Many people within the surfing culture are actively addressing the ecological issues connected to the activity. It was surfers who first noticed how much raw sewage floated around Britain’s coastline, and protested vociferously about it. In 1990, the environmental action group Surfers Against Sewage (SAS) was formed in Cornwall. Their efforts to clean up coastal waters spread nationally, as SAS made often flamboyant, but well researched, representations – even to the European Parliament. Following ten years of campaigning, water companies finally started to invest in comprehensive sewage treatment schemes, and today SAS can be proud of the number of Britain’s Blue Flags – a European-wide strategy that rewards clean bathing waters.

The surfboard industry has a

toxic past, heavily reliant on oil-based chemicals grafted from the aerospace industry in the 1960s. Polyurethane foam and fibreglass, although carcinogenic, was cheap and versatile, had cosmetic appeal, tolerated thermal ranges and was easy to construct, giving rise to effective and constantly evolving surfboard designs. Eventually, however, the leading American manufacturer of foam surfboards was closed down because the product had broken even the relatively lax environmental laws of that time. The reaction has been a new wave of small-scale, ecologically sensitive production – with surfboards made of hemp, balsa, bamboo and paulownia wood, reflecting the Polynesian roots of wave riding where Hawaiians carved their own boards from this species of tree.

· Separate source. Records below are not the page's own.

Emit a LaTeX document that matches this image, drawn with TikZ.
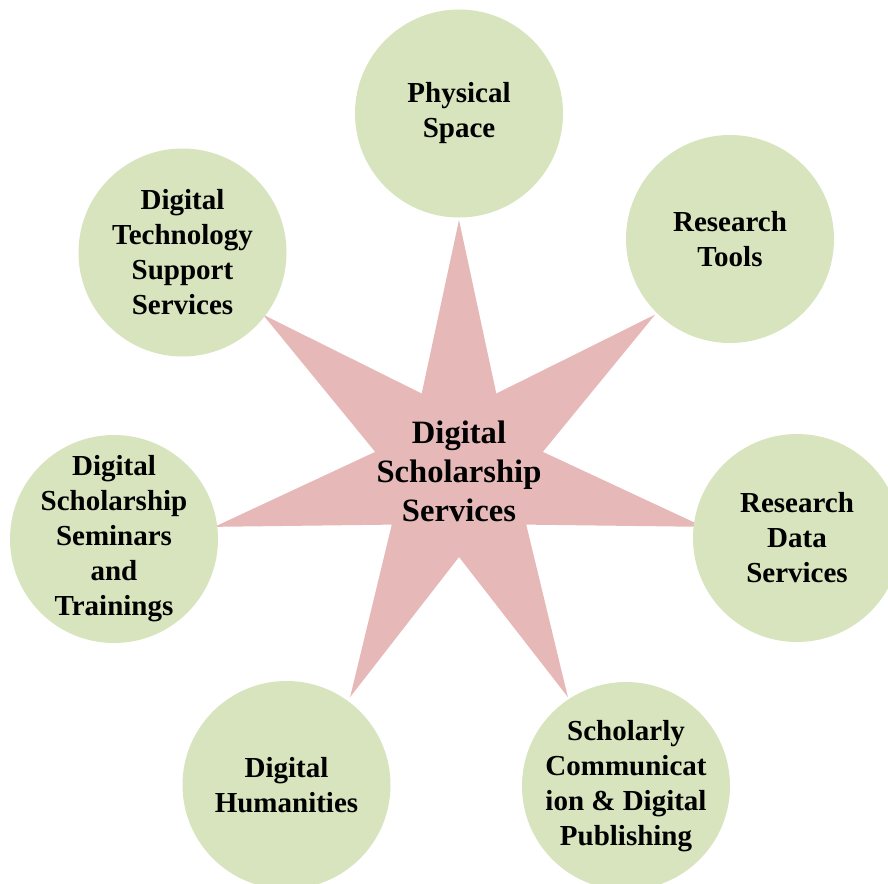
\documentclass[tikz,border=0pt]{standalone}
\usepackage{fontspec}
\setmainfont{Liberation Serif}
\definecolor{leaf}{HTML}{D7E4BD}
\definecolor{rose}{HTML}{E6B9B8}
\tikzset{
	service/.style={align=center, inner sep=0pt,
		font=\fontsize{29}{35}\selectfont\bfseries},
	hub/.style={align=center, font=\fontsize{32.6}{39}\selectfont\bfseries}
}
\begin{document}
\begin{tikzpicture}[x=1pt, y=-1pt]

\useasboundingbox (0, 0) rectangle (888, 883);
\coordinate (c) at (459, 471);

\fill[rose, shift={(c)}] plot[samples at={0,...,13}, variable=\k]
	({-90+\k*360/14}:{ifthenelse(mod(\k,2)==0,251,86)}) -- cycle;

\foreach \x/\y/\name/\text in {
	459/113.5/phys/Physical\\Space,
	730/239/tools/Research\\Tools,
	797/538/data/Research\\Data\\Services,
	626/786/schol/Scholarly\\Communicat\\ion \& Digital\\Publishing,
	286.5/785/human/Digital\\Humanities,
	114/539/semin/Digital\\Scholarship\\Seminars\\and\\Trainings,
	182.5/252.5/dtss/Digital\\Technology\\Support\\Services}
{
\fill[leaf] (\x, \y) circle (104);
\node[service] (\name) at (\x, \y) {\text};
}

\node[hub] (hub) at (c) {Digital\\Scholarship\\Services};

\end{tikzpicture}
\end{document}
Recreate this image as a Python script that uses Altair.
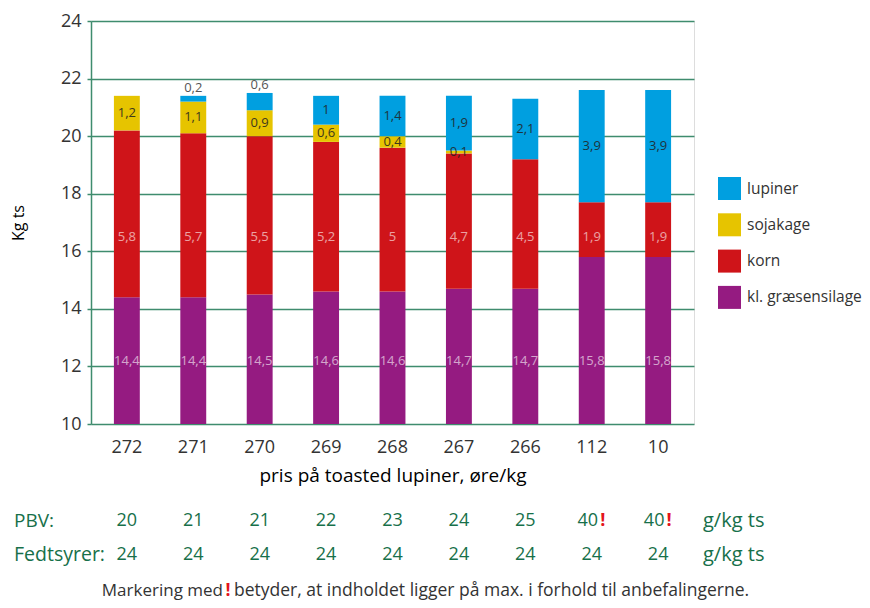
import altair as alt
import pandas as pd

categories = ["272", "271", "270", "269", "268", "267", "266", "112", "10"]
graes = [14.4, 14.4, 14.5, 14.6, 14.6, 14.7, 14.7, 15.8, 15.8]
korn = [5.8, 5.7, 5.5, 5.2, 5, 4.7, 4.5, 1.9, 1.9]
soja = [1.2, 1.1, 0.9, 0.6, 0.4, 0.1, 0, 0, 0]
lupin = [0, 0.2, 0.6, 1, 1.4, 1.9, 2.1, 3.9, 3.9]
pbv = [20, 21, 21, 22, 23, 24, 25, 40, 40]
pbv_max = [False, False, False, False, False, False, False, True, True]
fedt = [24, 24, 24, 24, 24, 24, 24, 24, 24]

components = ["kl. græsensilage", "korn", "sojakage", "lupiner"]
series = [graes, korn, soja, lupin]

rows = []
for ci, (comp, vals) in enumerate(zip(components, series)):
    for cat, v in zip(categories, vals):
        rows.append({"cat": cat, "component": comp, "value": v, "order": ci})
df = pd.DataFrame(rows)

table = pd.DataFrame({"cat": categories, "pbv": pbv, "flag": pbv_max, "fedt": fedt})

FONT = "Open Sans"
GREEN = "#17704a"
GRID = "#3f8c6e"

x_enc = alt.X(
    "cat:N", sort=categories,
    scale=alt.Scale(paddingInner=0.61, paddingOuter=0.345),
    axis=alt.Axis(title="pris på toasted lupiner, øre/kg", labelAngle=0, ticks=False,
                  domain=False, labelFontSize=18, labelPadding=14, labelColor="#333333",
                  titleFontSize=19, titleFontWeight="normal", titleColor="#000000",
                  titlePadding=10, labelFont=FONT, titleFont=FONT),
)
y_scale = alt.Scale(domain=[10, 24], nice=False, zero=False)
y_axis = alt.Axis(title="Kg ts", values=[10, 12, 14, 16, 18, 20, 22, 24], grid=True,
                  gridColor=GRID, gridWidth=1.5, domainColor=GRID, domainWidth=1.5,
                  tickColor=GRID, tickSize=4, tickWidth=1.5, labelFontSize=18,
                  labelColor="#333333", labelPadding=6, titleFontSize=16,
                  titleFontWeight="normal", titleColor="#000000", titlePadding=34,
                  labelFont=FONT, titleFont=FONT)

legend_order = ["lupiner", "sojakage", "korn", "kl. græsensilage"]
legend_colors = ["#009fe0", "#e6c400", "#cf1419", "#951b81"]

bars = alt.Chart(df).mark_bar(clip=True).encode(
    x=x_enc,
    y=alt.Y("value:Q", stack="zero", scale=y_scale, axis=y_axis),
    color=alt.Color("component:N",
                    scale=alt.Scale(domain=legend_order, range=legend_colors),
                    legend=alt.Legend(title=None, orient="none", legendX=627, legendY=156,
                                      symbolType="square", symbolSize=529,
                                      symbolStrokeWidth=0, symbolOpacity=1,
                                      labelFontSize=15.5, labelFont=FONT,
                                      labelColor="#333333", rowPadding=13.3,
                                      labelOffset=6, padding=0)),
    order=alt.Order("order:Q", sort="ascending"),
)

stacked = alt.Chart(df).transform_stack(
    stack="value", groupby=["cat"], sort=[alt.SortField("order", "ascending")],
    as_=["y0", "y1"],
).transform_calculate(
    mid="(datum.y0 + datum.y1) / 2",
    lab="replace(toString(datum.value), '.', ',')",
)

inside = stacked.transform_filter(
    "(datum.component == 'sojakage' || datum.component == 'lupiner') && datum.value > 0 && !(datum.component == 'lupiner' && datum.value < 0.8)"
).mark_text(fontSize=13, font=FONT, color="#222222", opacity=0.85, baseline="middle").encode(
    x=x_enc, y=alt.Y("mid:Q", scale=y_scale, axis=y_axis), text="lab:N")

above = stacked.transform_filter(
    "datum.component == 'lupiner' && datum.value > 0 && datum.value < 0.8"
).mark_text(fontSize=13, font=FONT, color="#555555", baseline="middle", dy=-8).encode(
    x=x_enc, y=alt.Y("y1:Q", scale=y_scale, axis=y_axis), text="lab:N")

purple_lab = stacked.transform_filter("datum.component == 'kl. græsensilage'").mark_text(
    fontSize=13, font=FONT, color="white", opacity=0.6, baseline="middle").encode(
    x=x_enc, y=alt.Y(datum=12.2, scale=y_scale, axis=y_axis), text="lab:N")

red_lab = stacked.transform_filter("datum.component == 'korn'").mark_text(
    fontSize=13, font=FONT, color="white", opacity=0.6, baseline="middle").encode(
    x=x_enc, y=alt.Y(datum=16.5, scale=y_scale, axis=y_axis), text="lab:N")

tbl = alt.Chart(table)
pbv_plain = tbl.transform_filter("!datum.flag").mark_text(
    fontSize=18, font=FONT, color=GREEN, baseline="middle").encode(
    x=x_enc, y=alt.value(500), text="pbv:N")
pbv_max_txt = tbl.transform_filter("datum.flag").mark_text(
    fontSize=18, font=FONT, color=GREEN, baseline="middle", dx=-4).encode(
    x=x_enc, y=alt.value(500), text="pbv:N")
pbv_flag = tbl.transform_filter("datum.flag").mark_text(
    fontSize=18, font=FONT, color="#e3141b", fontWeight="bold", baseline="middle",
    dx=11).encode(x=x_enc, y=alt.value(500), text=alt.value("!"))
fedt_txt = tbl.mark_text(fontSize=18, font=FONT, color=GREEN, baseline="middle").encode(
    x=x_enc, y=alt.value(534), text="fedt:N")


def static(txt, xpx, ypx, **kw):
    style = dict(font=FONT, baseline="middle")
    style.update(kw)
    return alt.Chart(pd.DataFrame({"t": [txt]})).mark_text(**style).encode(
        x=alt.value(xpx), y=alt.value(ypx), text="t:N")


statics = [
    static("PBV:", -77, 500, fontSize=19, color=GREEN, align="left"),
    static("Fedtsyrer:", -77, 534, fontSize=19.5, color=GREEN, align="left"),
    static("g/kg ts", 612, 500, fontSize=20, color=GREEN, align="left"),
    static("g/kg ts", 612, 534, fontSize=20, color=GREEN, align="left"),
    static("Markering med", 132, 570, fontSize=17, color="#333333", align="right"),
    static("!", 137, 570, fontSize=17.5, color="#e3141b", fontWeight="bold", align="center"),
    static("betyder, at indholdet ligger på max. i forhold til anbefalingerne.", 143, 570,
           fontSize=17.5, color="#333333", align="left"),
]

chart = alt.layer(
    bars, inside, above, purple_lab, red_lab, pbv_plain, pbv_max_txt, pbv_flag, fedt_txt,
    *statics
).properties(
    width=603, height=403,
    autosize=alt.AutoSizeParams(type="none"),
    padding={"left": 83, "top": 13, "right": 168, "bottom": 176},
).configure_view(stroke=None).configure(background="white")

chart.save("out.html", embed_options={"renderer": "svg", "actions": False})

As a professional surfer who makes a living from travel writing, I have been blessed to surf the oceans of the world, but I have also been saddened to see beaches openly used as dumps, littered with plastics. We are all familiar with the news of species depletion by over-fishing, of the death of coral reefs and the problems of oil spills and sewage pollution. What is not so widely broadcast is the increasing amount of waste dumped by ships. A recent, extreme winter storm caused hundreds of saline and glucose drips to be washed up on beaches in south-west Britain. The contents were relatively harmless, but the plastics are deadly. These may have been thrown overboard from a container ship, simply abandoned as waste, as they were close to their expiry date. Seeing this kind of ecological catastrophe at first hand has been the catalyst for many surfers to become environmental activists.

SURFERS WILL CONTINUE to make further, considered actions towards protecting the environment they love, and they are, as a group, well equipped to do so. Surfing continues to attract young people who turn away from technology-driven entertainment to the challenge and fun of the waves. We must insist that the technologies that sustain surfing – board and wetsuit manufacture – continue to explore sustainable futures. Surfers must square their intense hunger for the pristine wave in life-enhancing waters with the ecological challenges we all face. It is no longer simply surfers against sewage, but surfers for sustainability – and for public health, spearheaded by the ‘blue gym’ movement that calls young people in particular to reconnect with ocean-based activities rather than slump in front of the computer screen.

Sam Bleakley is a professional surfer and travel writer. He has been a multiple European and British Longboard surfing Champion.